(Problem requirements)
Copy out the data exactly, leaving the pictures behind.

--- START Supplied material ---

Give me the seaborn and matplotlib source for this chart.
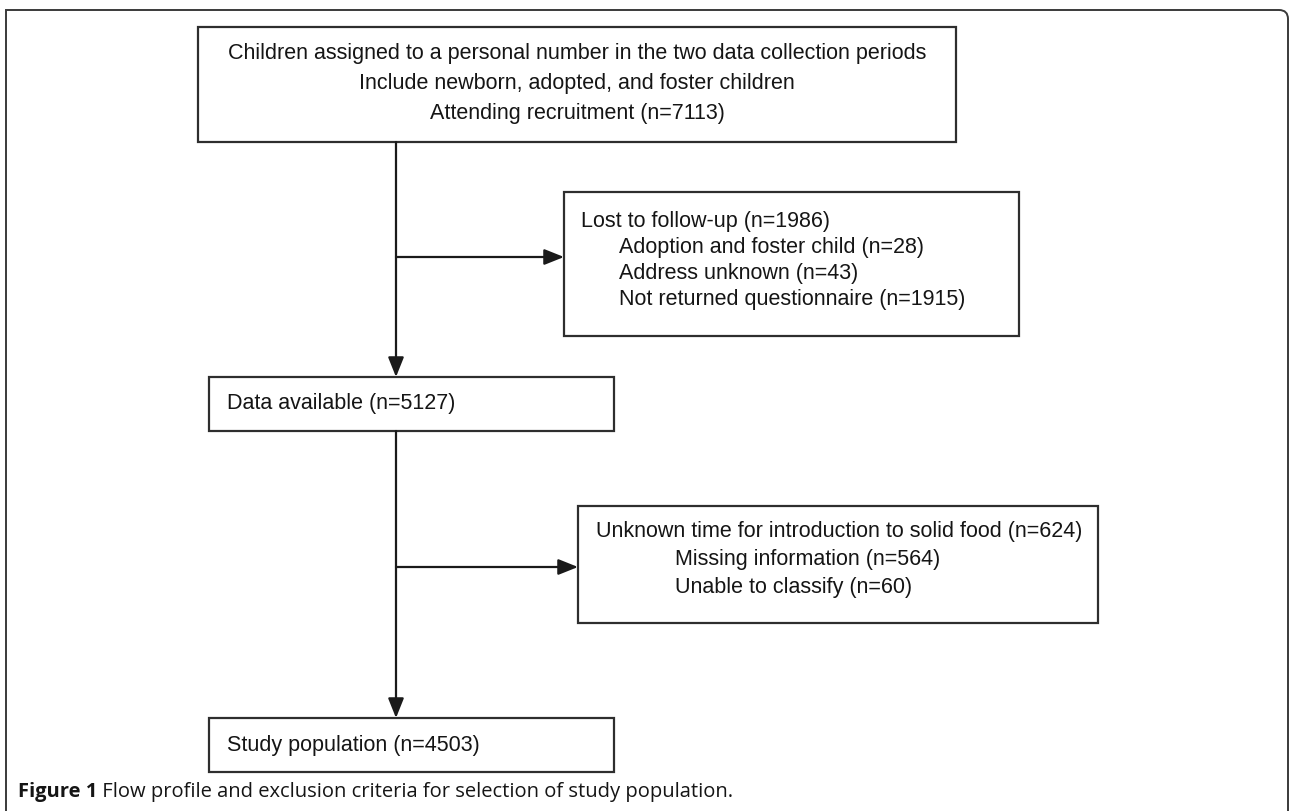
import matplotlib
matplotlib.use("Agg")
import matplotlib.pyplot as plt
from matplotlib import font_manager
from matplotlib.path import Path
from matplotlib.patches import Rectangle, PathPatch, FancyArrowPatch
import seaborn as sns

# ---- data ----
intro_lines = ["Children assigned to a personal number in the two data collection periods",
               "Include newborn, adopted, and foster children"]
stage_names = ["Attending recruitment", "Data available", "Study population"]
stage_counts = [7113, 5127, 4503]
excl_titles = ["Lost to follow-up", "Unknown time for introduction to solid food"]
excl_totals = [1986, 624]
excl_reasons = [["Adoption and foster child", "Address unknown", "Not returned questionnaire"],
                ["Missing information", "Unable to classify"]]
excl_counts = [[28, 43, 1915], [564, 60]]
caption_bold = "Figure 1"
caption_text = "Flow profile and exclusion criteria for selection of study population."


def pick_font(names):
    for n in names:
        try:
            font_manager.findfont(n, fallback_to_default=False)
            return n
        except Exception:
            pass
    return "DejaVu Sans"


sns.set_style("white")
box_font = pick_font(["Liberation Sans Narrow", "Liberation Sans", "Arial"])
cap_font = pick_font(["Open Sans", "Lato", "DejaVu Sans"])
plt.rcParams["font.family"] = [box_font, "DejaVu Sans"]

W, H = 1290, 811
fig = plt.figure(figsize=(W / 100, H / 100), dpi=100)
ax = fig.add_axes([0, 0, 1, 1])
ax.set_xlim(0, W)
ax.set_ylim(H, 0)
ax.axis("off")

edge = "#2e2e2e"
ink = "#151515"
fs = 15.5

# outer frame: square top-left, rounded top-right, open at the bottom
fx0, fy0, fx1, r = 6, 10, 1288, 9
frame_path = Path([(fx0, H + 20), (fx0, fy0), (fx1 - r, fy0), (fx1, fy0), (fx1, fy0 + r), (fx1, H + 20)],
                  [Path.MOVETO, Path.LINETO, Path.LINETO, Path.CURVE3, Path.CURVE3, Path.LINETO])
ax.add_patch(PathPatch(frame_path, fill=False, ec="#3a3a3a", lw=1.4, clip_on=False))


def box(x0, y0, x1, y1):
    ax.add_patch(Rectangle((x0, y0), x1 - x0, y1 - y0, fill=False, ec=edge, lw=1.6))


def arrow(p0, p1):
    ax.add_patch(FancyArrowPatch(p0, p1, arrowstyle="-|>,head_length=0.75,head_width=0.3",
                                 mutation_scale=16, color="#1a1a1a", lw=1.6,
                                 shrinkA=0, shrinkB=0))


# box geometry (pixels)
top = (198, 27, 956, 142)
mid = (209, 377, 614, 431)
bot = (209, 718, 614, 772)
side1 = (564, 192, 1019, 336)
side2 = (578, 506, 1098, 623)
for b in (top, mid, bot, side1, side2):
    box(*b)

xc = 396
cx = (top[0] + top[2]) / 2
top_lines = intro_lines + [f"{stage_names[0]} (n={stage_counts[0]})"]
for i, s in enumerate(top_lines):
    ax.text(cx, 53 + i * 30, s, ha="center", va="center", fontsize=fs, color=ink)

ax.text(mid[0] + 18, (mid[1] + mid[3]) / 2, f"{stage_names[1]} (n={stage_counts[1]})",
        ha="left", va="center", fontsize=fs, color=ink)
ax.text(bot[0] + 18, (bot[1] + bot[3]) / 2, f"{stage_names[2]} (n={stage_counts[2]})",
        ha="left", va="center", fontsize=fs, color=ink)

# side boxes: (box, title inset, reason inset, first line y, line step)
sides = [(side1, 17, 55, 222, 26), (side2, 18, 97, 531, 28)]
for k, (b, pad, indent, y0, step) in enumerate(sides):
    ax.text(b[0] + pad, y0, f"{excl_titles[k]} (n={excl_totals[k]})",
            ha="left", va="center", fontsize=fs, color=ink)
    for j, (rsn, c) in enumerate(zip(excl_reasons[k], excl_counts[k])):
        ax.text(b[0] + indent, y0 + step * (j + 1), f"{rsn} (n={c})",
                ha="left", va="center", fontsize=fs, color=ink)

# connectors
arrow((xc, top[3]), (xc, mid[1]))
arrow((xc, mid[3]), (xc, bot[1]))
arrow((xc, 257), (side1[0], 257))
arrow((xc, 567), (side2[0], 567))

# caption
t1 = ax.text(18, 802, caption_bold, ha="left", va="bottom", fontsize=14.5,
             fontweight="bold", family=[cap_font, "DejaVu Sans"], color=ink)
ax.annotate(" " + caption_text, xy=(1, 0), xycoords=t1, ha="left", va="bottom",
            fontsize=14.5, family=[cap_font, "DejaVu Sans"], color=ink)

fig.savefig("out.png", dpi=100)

--- END Supplied material ---

(Task answer)
Give me the seaborn and matplotlib source for this chart.
import matplotlib
matplotlib.use("Agg")
import matplotlib.pyplot as plt
from matplotlib import font_manager
from matplotlib.path import Path
from matplotlib.patches import Rectangle, PathPatch, FancyArrowPatch
import seaborn as sns

# ---- data ----
intro_lines = ["Children assigned to a personal number in the two data collection periods",
               "Include newborn, adopted, and foster children"]
stage_names = ["Attending recruitment", "Data available", "Study population"]
stage_counts = [7113, 5127, 4503]
excl_titles = ["Lost to follow-up", "Unknown time for introduction to solid food"]
excl_totals = [1986, 624]
excl_reasons = [["Adoption and foster child", "Address unknown", "Not returned questionnaire"],
                ["Missing information", "Unable to classify"]]
excl_counts = [[28, 43, 1915], [564, 60]]
caption_bold = "Figure 1"
caption_text = "Flow profile and exclusion criteria for selection of study population."


def pick_font(names):
    for n in names:
        try:
            font_manager.findfont(n, fallback_to_default=False)
            return n
        except Exception:
            pass
    return "DejaVu Sans"


sns.set_style("white")
box_font = pick_font(["Liberation Sans Narrow", "Liberation Sans", "Arial"])
cap_font = pick_font(["Open Sans", "Lato", "DejaVu Sans"])
plt.rcParams["font.family"] = [box_font, "DejaVu Sans"]

W, H = 1290, 811
fig = plt.figure(figsize=(W / 100, H / 100), dpi=100)
ax = fig.add_axes([0, 0, 1, 1])
ax.set_xlim(0, W)
ax.set_ylim(H, 0)
ax.axis("off")

edge = "#2e2e2e"
ink = "#151515"
fs = 15.5

# outer frame: square top-left, rounded top-right, open at the bottom
fx0, fy0, fx1, r = 6, 10, 1288, 9
frame_path = Path([(fx0, H + 20), (fx0, fy0), (fx1 - r, fy0), (fx1, fy0), (fx1, fy0 + r), (fx1, H + 20)],
                  [Path.MOVETO, Path.LINETO, Path.LINETO, Path.CURVE3, Path.CURVE3, Path.LINETO])
ax.add_patch(PathPatch(frame_path, fill=False, ec="#3a3a3a", lw=1.4, clip_on=False))


def box(x0, y0, x1, y1):
    ax.add_patch(Rectangle((x0, y0), x1 - x0, y1 - y0, fill=False, ec=edge, lw=1.6))


def arrow(p0, p1):
    ax.add_patch(FancyArrowPatch(p0, p1, arrowstyle="-|>,head_length=0.75,head_width=0.3",
                                 mutation_scale=16, color="#1a1a1a", lw=1.6,
                                 shrinkA=0, shrinkB=0))


# box geometry (pixels)
top = (198, 27, 956, 142)
mid = (209, 377, 614, 431)
bot = (209, 718, 614, 772)
side1 = (564, 192, 1019, 336)
side2 = (578, 506, 1098, 623)
for b in (top, mid, bot, side1, side2):
    box(*b)

xc = 396
cx = (top[0] + top[2]) / 2
top_lines = intro_lines + [f"{stage_names[0]} (n={stage_counts[0]})"]
for i, s in enumerate(top_lines):
    ax.text(cx, 53 + i * 30, s, ha="center", va="center", fontsize=fs, color=ink)

ax.text(mid[0] + 18, (mid[1] + mid[3]) / 2, f"{stage_names[1]} (n={stage_counts[1]})",
        ha="left", va="center", fontsize=fs, color=ink)
ax.text(bot[0] + 18, (bot[1] + bot[3]) / 2, f"{stage_names[2]} (n={stage_counts[2]})",
        ha="left", va="center", fontsize=fs, color=ink)

# side boxes: (box, title inset, reason inset, first line y, line step)
sides = [(side1, 17, 55, 222, 26), (side2, 18, 97, 531, 28)]
for k, (b, pad, indent, y0, step) in enumerate(sides):
    ax.text(b[0] + pad, y0, f"{excl_titles[k]} (n={excl_totals[k]})",
            ha="left", va="center", fontsize=fs, color=ink)
    for j, (rsn, c) in enumerate(zip(excl_reasons[k], excl_counts[k])):
        ax.text(b[0] + indent, y0 + step * (j + 1), f"{rsn} (n={c})",
                ha="left", va="center", fontsize=fs, color=ink)

# connectors
arrow((xc, top[3]), (xc, mid[1]))
arrow((xc, mid[3]), (xc, bot[1]))
arrow((xc, 257), (side1[0], 257))
arrow((xc, 567), (side2[0], 567))

# caption
t1 = ax.text(18, 802, caption_bold, ha="left", va="bottom", fontsize=14.5,
             fontweight="bold", family=[cap_font, "DejaVu Sans"], color=ink)
ax.annotate(" " + caption_text, xy=(1, 0), xycoords=t1, ha="left", va="bottom",
            fontsize=14.5, family=[cap_font, "DejaVu Sans"], color=ink)

fig.savefig("out.png", dpi=100)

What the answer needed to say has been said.